Data section:
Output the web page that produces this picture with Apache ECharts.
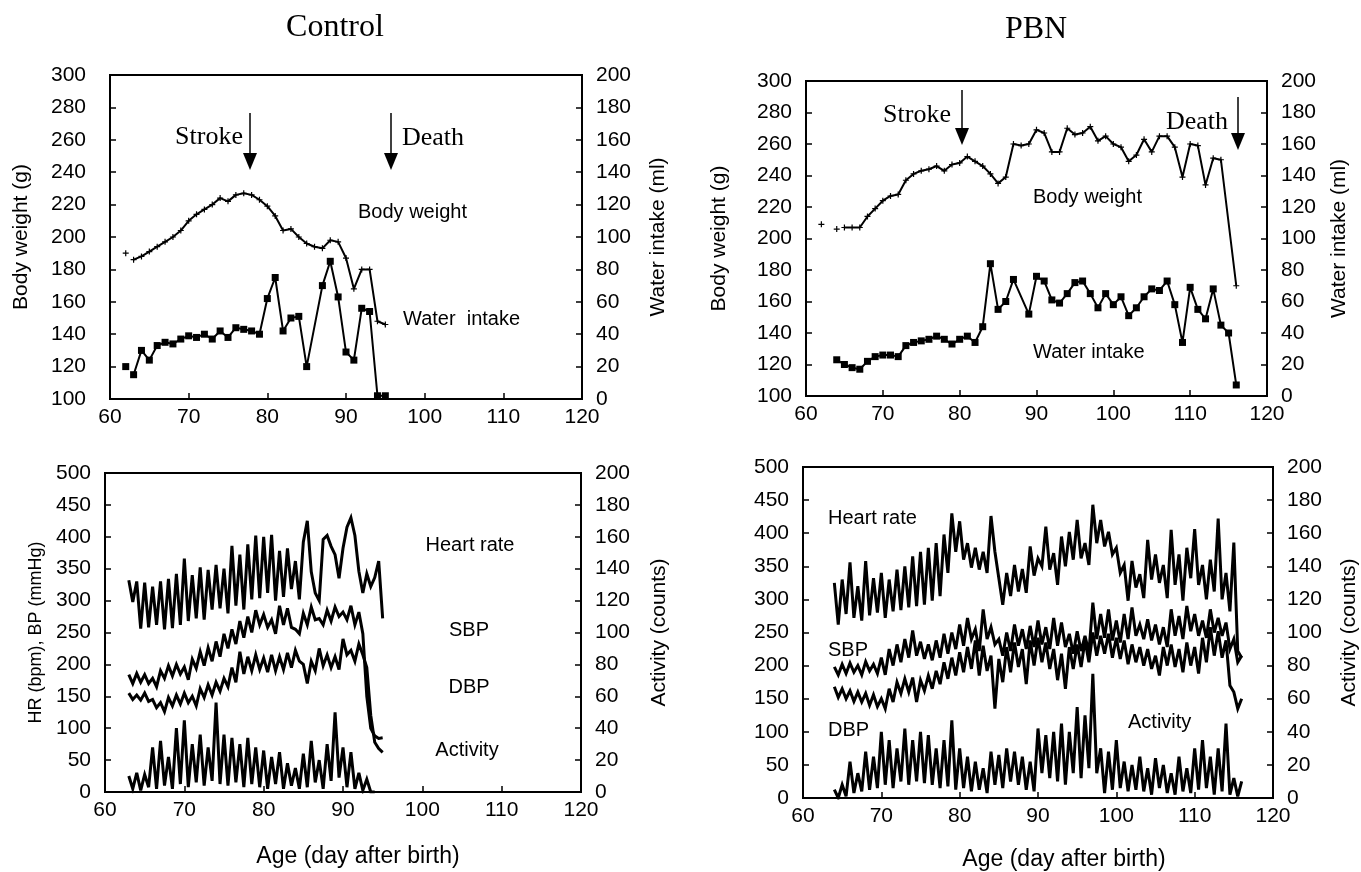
<!DOCTYPE html>
<html><head><meta charset="utf-8">
<script src="https://cdn.jsdelivr.net/npm/echarts@6/dist/echarts.min.js"></script>
<style>html,body{margin:0;padding:0;background:#fff}#c{width:1361px;height:872px}</style>
</head><body><div id="c"></div>
<script>
// ---------------- DATA ----------------
const xTickMin = 60, xTickMax = 120, xTickStep = 10;

// Control – top panel (daily)
const ctlBwDays = [62, 62.5, 63, 64, 65, 66, 67, 68, 69, 70, 71, 72, 73, 74, 75, 76, 77, 78, 79, 80, 81, 82, 83, 84, 85, 86, 87, 88, 89, 90, 91, 92, 93, 94, 95];
const ctlBw     = [190, '-', 186, 188, 191, 194, 197, 200, 204, 210, 214, 217, 220, 224, 222, 226, 227, 226, 223, 219, 213, 204, 205, 200, 196, 194, 193, 198, 197, 187, 168, 180, 180, 148, 146];
const ctlWaterDays = [62, 62.5, 63, 64, 65, 66, 67, 68, 69, 70, 71, 72, 73, 74, 75, 76, 77, 78, 79, 80, 81, 82, 83, 84, 85, 87, 88, 89, 90, 91, 92, 93, 94, 95];
const ctlWater     = [20, '-', 15, 30, 24, 33, 35, 34, 37, 39, 38, 40, 37, 42, 38, 44, 43, 42, 40, 62, 75, 42, 50, 51, 20, 70, 85, 63, 29, 24, 56, 54, 2, 2];

// PBN – top panel (daily)
const pbnBwDays = [62, 63, 64, 64.5, 65, 66, 67, 68, 69, 70, 71, 72, 73, 74, 75, 76, 77, 78, 79, 80, 81, 82, 83, 84, 85, 86, 87, 88, 89, 90, 91, 92, 93, 94, 95, 96, 97, 98, 99, 100, 101, 102, 103, 104, 105, 106, 107, 108, 109, 110, 111, 112, 113, 114, 116];
const pbnBw     = [209, '-', 206, '-', 207, 207, 207, 214, 219, 224, 227, 228, 237, 241, 243, 244, 246, 243, 247, 248, 252, 249, 246, 241, 235, 239, 260, 259, 260, 269, 267, 255, 255, 270, 266, 267, 271, 262, 265, 260, 258, 249, 253, 263, 255, 265, 265, 258, 239, 260, 259, 234, 251, 250, 170];
const pbnWaterDays = [64, 65, 66, 67, 68, 69, 70, 71, 72, 73, 74, 75, 76, 77, 78, 79, 80, 81, 82, 83, 84, 85, 86, 87, 89, 90, 91, 92, 93, 94, 95, 96, 97, 98, 99, 100, 101, 102, 103, 104, 105, 106, 107, 108, 109, 110, 111, 112, 113, 114, 115, 116];
const pbnWater     = [23, 20, 18, 17, 22, 25, 26, 26, 25, 32, 34, 35, 36, 38, 36, 33, 36, 38, 34, 44, 84, 55, 60, 74, 52, 76, 73, 61, 59, 65, 72, 73, 65, 56, 65, 58, 63, 51, 56, 63, 68, 67, 73, 58, 34, 69, 55, 49, 68, 45, 40, 7];

// Telemetry, sampled every half day
const sampleStep = 0.5;
const ctlStartDay = 63;
const ctlHR  = [332,298, 330,256, 328,258, 322,262, 330,255, 334,257, 342,262, 366,268, 340,272, 352,270, 348,286, 356,288, 350,280, 386,292, 372,286, 388,302, 402,304, 400,312, 403,300, 378,306, 382,318, 362,302, 392,425, 345,312, 300,396, 402,385, 372,335, 382,415, 430,402, 346,312, 342,322, 336,362, 272];
const ctlSBP = [184,170, 186,172, 184,170, 178,165, 190,178, 198,182, 200,185, 196,176, 208,194, 220,198, 226,205, 236,212, 248,225, 255,232, 268,242, 275,250, 285,262, 278,258, 270,248, 292,262, 288,258, 255,248, 280,262, 290,270, 272,262, 285,268, 290,275, 282,270, 292,262, 282,248, 150,100, 88,84, 85];
const ctlDBP = [155,145, 152,144, 155,142, 145,132, 140,126, 148,135, 152,138, 155,140, 150,135, 162,148, 168,152, 172,158, 178,165, 195,172, 220,185, 212,190, 215,192, 210,188, 215,190, 212,192, 218,195, 222,205, 200,170, 205,190, 225,198, 215,195, 212,192, 240,215, 222,205, 232,215, 195,120, 78,68, 62];
const ctlAct = [10,2, 12,1, 11,3, 28,2, 32,4, 22,2, 40,5, 45,3, 30,6, 36,4, 28,7, 56,5, 36,4, 34,6, 30,3, 34,5, 28,3, 26,2, 22,5, 25,2, 18,4, 15,2, 24,3, 32,6, 20,2, 30,7, 50,9, 28,3, 25,2, 12,1, 8,0, 0];

const pbnStartDay = 64;
const pbnHR  = [325,262, 330,278, 356,272, 320,268, 358,276, 332,280, 340,272, 330,282, 345,284, 350,288, 365,290, 372,292, 378,298, 385,305, 398,340, 430,372, 418,360, 385,348, 378,345, 372,340, 426,372, 332,292, 340,305, 352,312, 346,310, 380,336, 362,350, 410,345, 370,322, 395,350, 402,360, 420,362, 385,352, 443,385, 420,380, 402,368, 378,340, 352,298, 358,318, 338,302, 390,330, 368,325, 352,302, 405,322, 368,298, 378,332, 406,322, 352,300, 360,312, 422,300, 340,282, 386,222, 212];
const pbnSBP = [198,186, 202,188, 204,190, 200,186, 206,192, 202,188, 212,186, 225,200, 232,205, 240,212, 253,215, 236,210, 232,208, 238,212, 248,218, 250,225, 262,230, 272,240, 255,222, 285,240, 258,232, 240,215, 250,222, 262,230, 255,225, 260,228, 268,232, 258,225, 272,230, 265,228, 248,218, 252,222, 245,220, 295,240, 278,242, 285,238, 268,235, 278,240, 288,245, 262,240, 270,238, 262,232, 258,228, 285,245, 275,240, 290,252, 278,245, 268,242, 285,250, 272,245, 265,225, 240,205, 215];
const pbnDBP = [168,152, 165,150, 162,146, 160,145, 158,140, 156,138, 150,135, 165,145, 175,158, 180,160, 182,145, 178,162, 185,165, 192,172, 205,180, 212,185, 220,190, 228,195, 238,185, 230,192, 215,135, 210,175, 228,190, 235,198, 225,172, 238,200, 242,205, 235,195, 225,178, 218,165, 228,195, 232,198, 238,205, 250,215, 245,218, 248,212, 242,210, 238,202, 232,205, 228,200, 225,195, 215,185, 228,200, 232,198, 225,190, 235,200, 228,188, 242,205, 258,215, 252,212, 238,170, 160,135, 150];
const pbnAct = [5,0, 8,1, 22,3, 15,4, 28,5, 25,6, 40,8, 35,6, 30,10, 42,8, 35,10, 40,9, 38,8, 30,6, 35,7, 47,5, 30,6, 25,4, 22,5, 18,3, 28,8, 26,6, 30,10, 28,8, 25,5, 22,4, 42,15, 38,12, 40,10, 45,8, 40,15, 55,12, 50,18, 75,15, 30,3, 28,5, 35,6, 22,4, 20,5, 25,4, 18,2, 24,6, 20,3, 15,2, 25,4, 18,3, 30,5, 35,6, 25,2, 30,4, 45,2, 12,1, 10];

// ---------------- CHART ----------------
const SANS = "'Liberation Sans', Arial, Helvetica, sans-serif";
const SERIF = "'Liberation Serif', 'Times New Roman', serif";
const BLACK = '#000';

function pairs(days, vals) { return vals.map((v, i) => [days[i], v]); }
function halfDaySeries(start, vals) { return vals.map((v, i) => [start + i * sampleStep, v]); }

const grids = [
  {left: 110, top: 75, width: 472, height: 324},
  {left: 806, top: 81, width: 461, height: 315},
  {left: 105, top: 473, width: 476, height: 319},
  {left: 803, top: 467, width: 471, height: 331}
].map(g => Object.assign({show: true, borderColor: BLACK, borderWidth: 2, backgroundColor: 'transparent'}, g));

function xAx(gi) {
  return {type: 'value', gridIndex: gi, min: xTickMin, max: xTickMax, interval: xTickStep,
    axisLine: {show: true, onZero: false, lineStyle: {color: BLACK, width: 2}},
    axisTick: {show: true, inside: true, length: 6, lineStyle: {color: BLACK, width: 1.5}},
    axisLabel: {color: BLACK, fontFamily: SANS, fontSize: 21, margin: 8},
    splitLine: {show: false}};
}
function yAx(gi, pos, min, max, interval, name, nameGap, margin, nameSize) {
  return {type: 'value', gridIndex: gi, position: pos, min: min, max: max, interval: interval,
    name: name, nameLocation: 'middle', nameGap: nameGap,
    nameTextStyle: {color: BLACK, fontFamily: SANS, fontSize: nameSize || 21},
    axisLine: {show: true, onZero: false, lineStyle: {color: BLACK, width: 2}},
    axisTick: {show: true, inside: true, length: 6, lineStyle: {color: BLACK, width: 1.5}},
    axisLabel: {color: BLACK, fontFamily: SANS, fontSize: 21, margin: margin},
    splitLine: {show: false}};
}

const plusSym = 'path://M2,0H3V5H2Z M0,2H5V3H0Z';
function topLine(xi, yi, data, isWater) {
  return {type: 'line', xAxisIndex: xi, yAxisIndex: yi, data: data, connectNulls: false,
    symbol: isWater ? 'rect' : plusSym, symbolSize: isWater ? 7 : 6, showSymbol: true,
    itemStyle: {color: BLACK}, lineStyle: {color: BLACK, width: 2}, animation: false, silent: true};
}
function telLine(xi, yi, data) {
  return {type: 'line', xAxisIndex: xi, yAxisIndex: yi, data: data, showSymbol: false, symbol: 'none',
    lineStyle: {color: BLACK, width: 3, join: 'miter', miterLimit: 4}, animation: false, silent: true};
}

function txt(x, y, s, size, font, align) {
  return {type: 'text', x: x, y: y, silent: true,
    style: {text: s, fill: BLACK, font: size + 'px ' + font, textAlign: align || 'left', textVerticalAlign: 'middle'}};
}
function arrow(x, y1, y2) {
  return {type: 'group', silent: true, children: [
    {type: 'line', shape: {x1: x, y1: y1, x2: x, y2: y2 - 14}, style: {stroke: BLACK, lineWidth: 1.5}},
    {type: 'polygon', shape: {points: [[x - 7, y2 - 17], [x + 7, y2 - 17], [x, y2]]}, style: {fill: BLACK}}
  ]};
}

const option = {
  backgroundColor: '#fff',
  animation: false,
  grid: grids,
  xAxis: [xAx(0), xAx(1), xAx(2), xAx(3)],
  yAxis: [
    yAx(0, 'left', 100, 300, 20, 'Body weight (g)', 78, 24),
    yAx(0, 'right', 0, 200, 20, 'Water intake (ml)', 66, 14),
    yAx(1, 'left', 100, 300, 20, 'Body weight (g)', 76, 14),
    yAx(1, 'right', 0, 200, 20, 'Water intake (ml)', 62, 14),
    yAx(2, 'left', 0, 500, 50, 'HR (bpm), BP (mmHg)', 60, 14, 18),
    yAx(2, 'right', 0, 200, 20, 'Activity (counts)', 68, 14),
    yAx(3, 'left', 0, 500, 50, '', 60, 14),
    yAx(3, 'right', 0, 200, 20, 'Activity (counts)', 66, 14)
  ],
  series: [
    topLine(0, 0, pairs(ctlBwDays, ctlBw), false),
    topLine(0, 1, pairs(ctlWaterDays, ctlWater), true),
    topLine(1, 2, pairs(pbnBwDays, pbnBw), false),
    topLine(1, 3, pairs(pbnWaterDays, pbnWater), true),
    telLine(2, 4, halfDaySeries(ctlStartDay, ctlHR)),
    telLine(2, 4, halfDaySeries(ctlStartDay, ctlSBP)),
    telLine(2, 4, halfDaySeries(ctlStartDay, ctlDBP)),
    telLine(2, 5, halfDaySeries(ctlStartDay, ctlAct)),
    telLine(3, 6, halfDaySeries(pbnStartDay, pbnHR)),
    telLine(3, 6, halfDaySeries(pbnStartDay, pbnSBP)),
    telLine(3, 6, halfDaySeries(pbnStartDay, pbnDBP)),
    telLine(3, 7, halfDaySeries(pbnStartDay, pbnAct))
  ],
  graphic: [
    txt(335, 28, 'Control', 32, SERIF, 'center'),
    txt(1036, 30, 'PBN', 32, SERIF, 'center'),
    // Control top
    txt(243, 137, 'Stroke', 26, SERIF, 'right'),
    arrow(250, 113, 170),
    txt(402, 138, 'Death', 26, SERIF, 'left'),
    arrow(391, 113, 170),
    txt(358, 212, 'Body weight', 20, SANS, 'left'),
    txt(403, 319, 'Water  intake', 20, SANS, 'left'),
    // PBN top
    txt(951, 115, 'Stroke', 26, SERIF, 'right'),
    arrow(962, 90, 145),
    txt(1228, 122, 'Death', 26, SERIF, 'right'),
    arrow(1238, 97, 150),
    txt(1033, 197, 'Body weight', 20, SANS, 'left'),
    txt(1033, 352, 'Water intake', 20, SANS, 'left'),
    // Control bottom
    txt(470, 545, 'Heart rate', 20, SANS, 'center'),
    txt(469, 630, 'SBP', 20, SANS, 'center'),
    txt(469, 687, 'DBP', 20, SANS, 'center'),
    txt(467, 750, 'Activity', 20, SANS, 'center'),
    txt(358, 857, 'Age (day after birth)', 23, SANS, 'center'),
    // PBN bottom
    txt(828, 518, 'Heart rate', 20, SANS, 'left'),
    txt(828, 650, 'SBP', 20, SANS, 'left'),
    txt(828, 730, 'DBP', 20, SANS, 'left'),
    txt(1128, 722, 'Activity', 20, SANS, 'left'),
    txt(1064, 860, 'Age (day after birth)', 23, SANS, 'center')
  ]
};

const chart = echarts.init(document.getElementById('c'));
chart.setOption(option);
</script>
</body></html>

Aim of the exercise: Make an exact copy of the lines from the top of the material through the line with "const xTickMin = 60, xTickMax", pictures excluded.

Response for this exercise:
Output the web page that produces this picture with Apache ECharts.
<!DOCTYPE html>
<html><head><meta charset="utf-8">
<script src="https://cdn.jsdelivr.net/npm/echarts@6/dist/echarts.min.js"></script>
<style>html,body{margin:0;padding:0;background:#fff}#c{width:1361px;height:872px}</style>
</head><body><div id="c"></div>
<script>
// ---------------- DATA ----------------
const xTickMin = 60, xTickMax = 120, xTickStep = 10;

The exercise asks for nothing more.